For squares, I thought at first that the answer might be $1/2$, as the following picture indicates.
But after thinking about it a little longer, I realized you could get as low as $1/4$, as the following image shows. I am not sure if this can be improved upon.
And what about circles, and other shapes?
Edit: I just realized that the square can't be as far apart as in the above picture, or else you could fit a rotated square in the white space between four squares. If the radius of the squares is $1$, then the distance between them needs to be less than $\sqrt{2}$ to prevent this, which gives a density of $4/(2+\sqrt{2})^2 \approx 0.34314\ldots$



Here is a partial answer for the case of circle packings, dependent on the fact that circles look the same no matter how you rotate them.
Let $B_1$ be the open unit ball of radius $1$ and suppose $C \subset \mathbb{R}^2$ is a set of points such that $\{B_1 + c : c \in C\}$ is a maximal circle packing.
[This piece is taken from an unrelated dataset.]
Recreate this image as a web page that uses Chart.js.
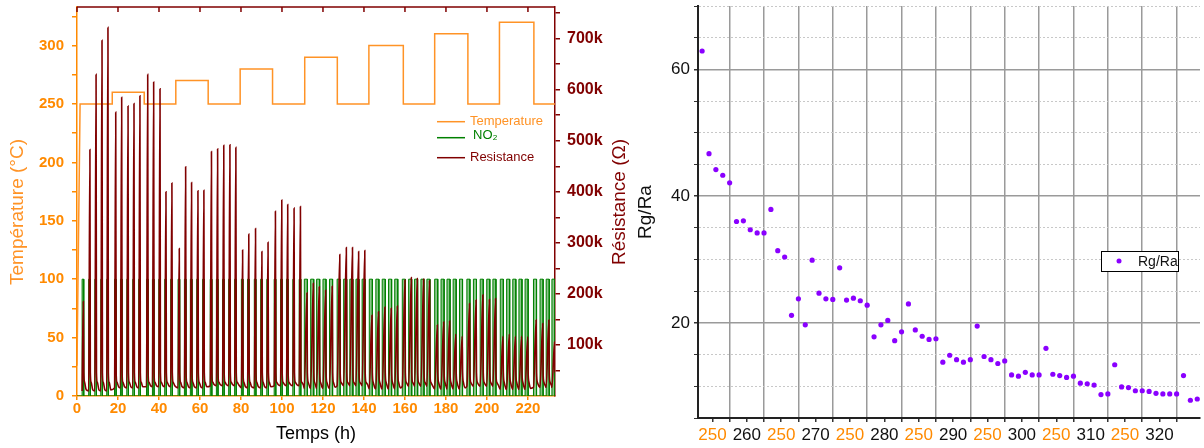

That means that for every $x \in \mathbb{R}^2$, if $x \notin C$ then there exists a $c \in C$ such that $(B_1 + x)\cap (B_1 + c) \neq \varnothing$, which implies $d(x,c) < 2$.
That means that $\{B_2 + c : c \in C\}$ is a collection which actually covers the whole plane. In a hypothetical extreme case where $\{B_2 + c : c \in C\}$ is actually a partition of $\mathbb{R}^2$ (impossible for actual circles), the density of the packing would be precisely $\pi(1)^2 / \pi(2)^2 = 1/4$.
This shows that $1/4$ is a lower bound for the density of any maximal plane packing by circles, but is there actually a maximal circle packing (resp. family of circle packings) which achieves (resp. approaches) this bound?